Any treatment she or the others receive when parents (such as myself), teachers (like myself), principals or students (like two of my three sons) have a free and open forum is more than deserved. She alone is wasting a total of approximately a quarter of a million dollars (total pay and benefits package) in Chicago taxpayer money per year — and she is one of dozens like herself. These range from Brizard to the "Chiefs of Schools" working in the various (nonsensically named) "Networks" down to all the little chieftans, chieflets, and semi- and demi-chiefs.

All of whom, it seems, are more qualified if they have an MBA (or some time at McKinsey) than if they know the smell of a first grade classroom after some kid who needed to be home upchucks all over your carefully scripted "reading" scripts (because the child's Mom has to work two jobs and can't keep the kids at home when they are sick, and of course there is no nurse in the schools because we need to hire more "chiefs" (etc.)... )

If Chicago's press corps weren't so cuddly with the mayor and his minions, and dominated by corporate propaganda and carefully staged mayoral media events, the cost of the lowerarchy at CPS (we just can't refer to it as a "hierarchy" because none of these people has any business bossing around Chicago's veteran teachers and principals, or trying to manipulate busy parents and children with nonsense), which this year is well above $25 million annually and escalating by the month, would be a page one scandal.
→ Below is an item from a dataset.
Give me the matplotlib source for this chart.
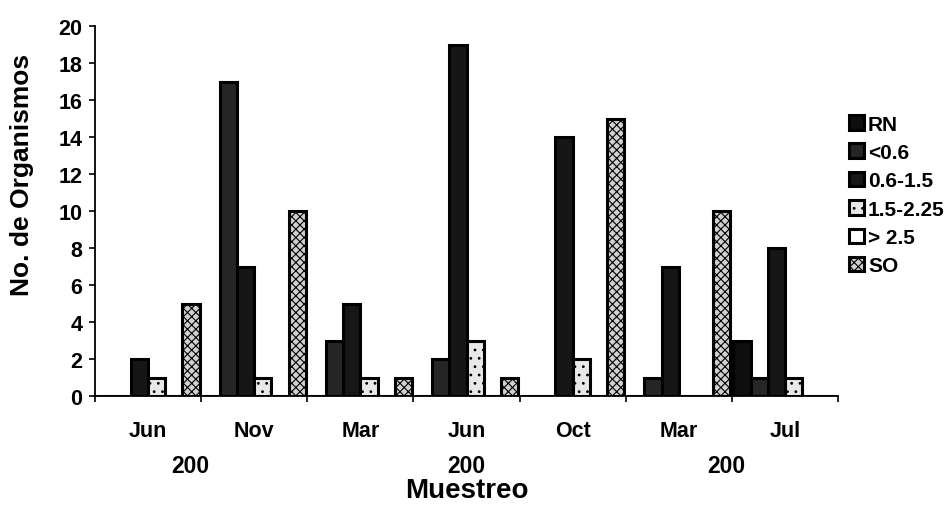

But in Chicago, "news" was long ago eclipsed, by corporate design, by the corporate propaganda events such as the one I covered this morning (December 13, 2011) at Chicago Police Headquarters (the mayor's carefully scripted "CPS CompStat" nonsense).

Also, Russ...

Substance is a service providing news and analysis, which is what Joe was doing.

We're not a blog.

December 14, 2011 at 6:34 PM

By: Russ Tracy

My response to George's remarks

Hi George,

I'm going to respond to the above post of yours off-line this weekend. Thanks for taking the time to share your thoughts with me.